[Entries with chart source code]
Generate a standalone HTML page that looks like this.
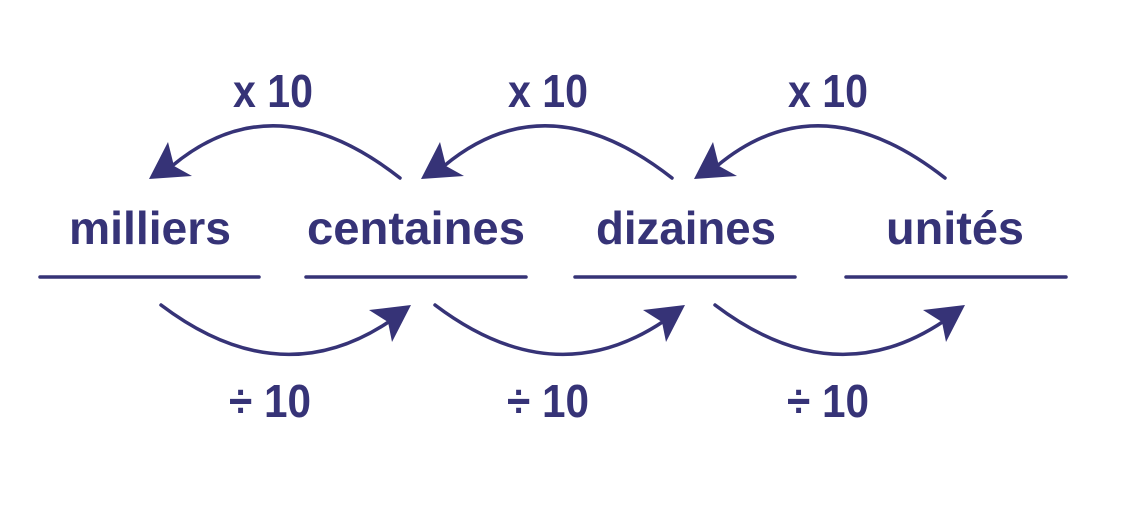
<!DOCTYPE html>
<html><head><meta charset="utf-8"><style>
html,body{margin:0;padding:0;background:#fff;}
svg{display:block;}
text{font-family:"Liberation Sans",sans-serif;font-weight:bold;fill:#363377;text-anchor:middle;}
</style></head><body>
<svg width="1146" height="511" viewBox="0 0 1146 511">
<defs>
<g id="top">
<path d="M400,178 Q275,80 172,166" fill="none" stroke="#363377" stroke-width="3.5" stroke-linecap="round"/>
<polygon points="149,179 168,142 174,166 192,176" fill="#363377"/>
</g>
<g id="bot">
<path d="M161,305 Q280,395 390,321" fill="none" stroke="#363377" stroke-width="3.5" stroke-linecap="round"/>
<polygon points="411,305 369,310 388,322 392,342" fill="#363377"/>
</g>
</defs>
<use href="#top"/>
<use href="#top" transform="translate(272,0)"/>
<use href="#top" transform="translate(545,0)"/>
<use href="#bot"/>
<use href="#bot" transform="translate(274,0)"/>
<use href="#bot" transform="translate(554,0)"/>
<g stroke="#363377" stroke-width="3.5" stroke-linecap="round">
<line x1="40" y1="277" x2="259" y2="277"/>
<line x1="306" y1="277" x2="526" y2="277"/>
<line x1="575" y1="277" x2="795" y2="277"/>
<line x1="846" y1="277" x2="1066" y2="277"/>
</g>
<g font-size="46">
<text x="150" y="244" textLength="162" lengthAdjust="spacingAndGlyphs">milliers</text>
<text x="416" y="244" textLength="218" lengthAdjust="spacingAndGlyphs">centaines</text>
<text x="686" y="244" textLength="180" lengthAdjust="spacingAndGlyphs">dizaines</text>
<text x="955" y="244" textLength="138" lengthAdjust="spacingAndGlyphs">unités</text>
</g>
<g font-size="46">
<text x="273" y="107" textLength="80" lengthAdjust="spacingAndGlyphs">x 10</text>
<text x="548" y="107" textLength="80" lengthAdjust="spacingAndGlyphs">x 10</text>
<text x="828" y="107" textLength="80" lengthAdjust="spacingAndGlyphs">x 10</text>
<text x="270" y="417" textLength="82" lengthAdjust="spacingAndGlyphs">÷ 10</text>
<text x="548" y="417" textLength="82" lengthAdjust="spacingAndGlyphs">÷ 10</text>
<text x="828" y="417" textLength="82" lengthAdjust="spacingAndGlyphs">÷ 10</text>
</g>
</svg>
</body></html>
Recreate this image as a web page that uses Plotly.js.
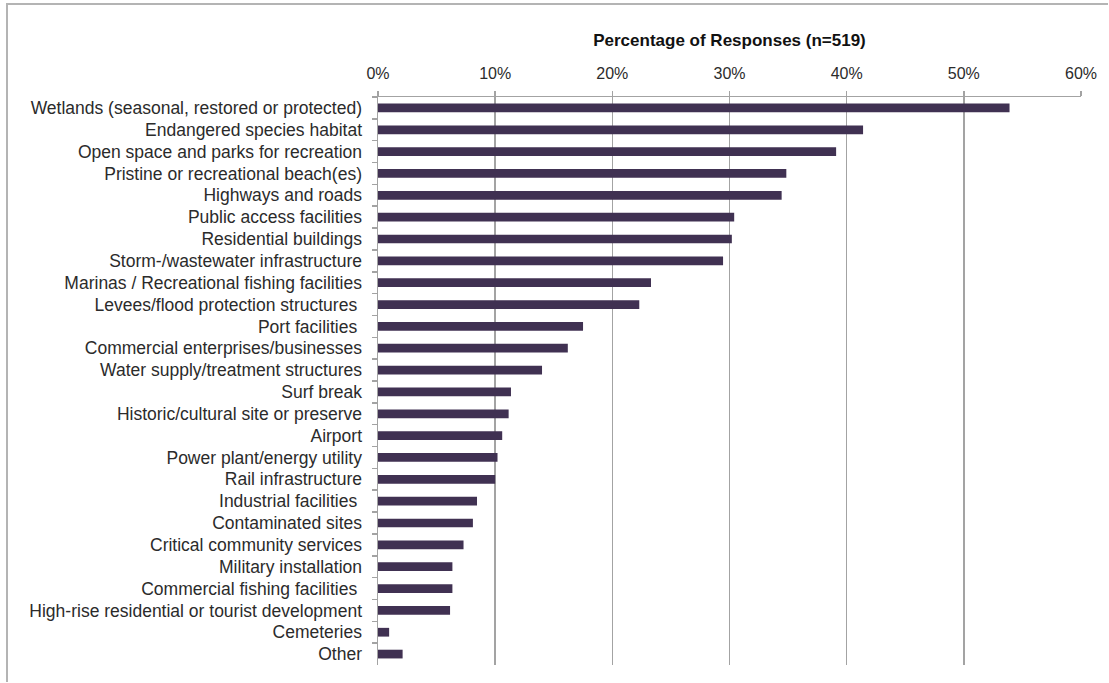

[WHAT YOU ARE ASKED TO DO]: Word for word, quote the full listing, omitting every picture.

[SOLUTION FOR THIS PROBLEM]:
Generate a standalone HTML page that looks like this.
<!DOCTYPE html>
<html><head><meta charset="utf-8"><style>
html,body{margin:0;padding:0;background:#fff;}
svg{display:block;}
text{font-family:"Liberation Sans",sans-serif;font-weight:bold;fill:#363377;text-anchor:middle;}
</style></head><body>
<svg width="1146" height="511" viewBox="0 0 1146 511">
<defs>
<g id="top">
<path d="M400,178 Q275,80 172,166" fill="none" stroke="#363377" stroke-width="3.5" stroke-linecap="round"/>
<polygon points="149,179 168,142 174,166 192,176" fill="#363377"/>
</g>
<g id="bot">
<path d="M161,305 Q280,395 390,321" fill="none" stroke="#363377" stroke-width="3.5" stroke-linecap="round"/>
<polygon points="411,305 369,310 388,322 392,342" fill="#363377"/>
</g>
</defs>
<use href="#top"/>
<use href="#top" transform="translate(272,0)"/>
<use href="#top" transform="translate(545,0)"/>
<use href="#bot"/>
<use href="#bot" transform="translate(274,0)"/>
<use href="#bot" transform="translate(554,0)"/>
<g stroke="#363377" stroke-width="3.5" stroke-linecap="round">
<line x1="40" y1="277" x2="259" y2="277"/>
<line x1="306" y1="277" x2="526" y2="277"/>
<line x1="575" y1="277" x2="795" y2="277"/>
<line x1="846" y1="277" x2="1066" y2="277"/>
</g>
<g font-size="46">
<text x="150" y="244" textLength="162" lengthAdjust="spacingAndGlyphs">milliers</text>
<text x="416" y="244" textLength="218" lengthAdjust="spacingAndGlyphs">centaines</text>
<text x="686" y="244" textLength="180" lengthAdjust="spacingAndGlyphs">dizaines</text>
<text x="955" y="244" textLength="138" lengthAdjust="spacingAndGlyphs">unités</text>
</g>
<g font-size="46">
<text x="273" y="107" textLength="80" lengthAdjust="spacingAndGlyphs">x 10</text>
<text x="548" y="107" textLength="80" lengthAdjust="spacingAndGlyphs">x 10</text>
<text x="828" y="107" textLength="80" lengthAdjust="spacingAndGlyphs">x 10</text>
<text x="270" y="417" textLength="82" lengthAdjust="spacingAndGlyphs">÷ 10</text>
<text x="548" y="417" textLength="82" lengthAdjust="spacingAndGlyphs">÷ 10</text>
<text x="828" y="417" textLength="82" lengthAdjust="spacingAndGlyphs">÷ 10</text>
</g>
</svg>
</body></html>
Recreate this image as a web page that uses Plotly.js.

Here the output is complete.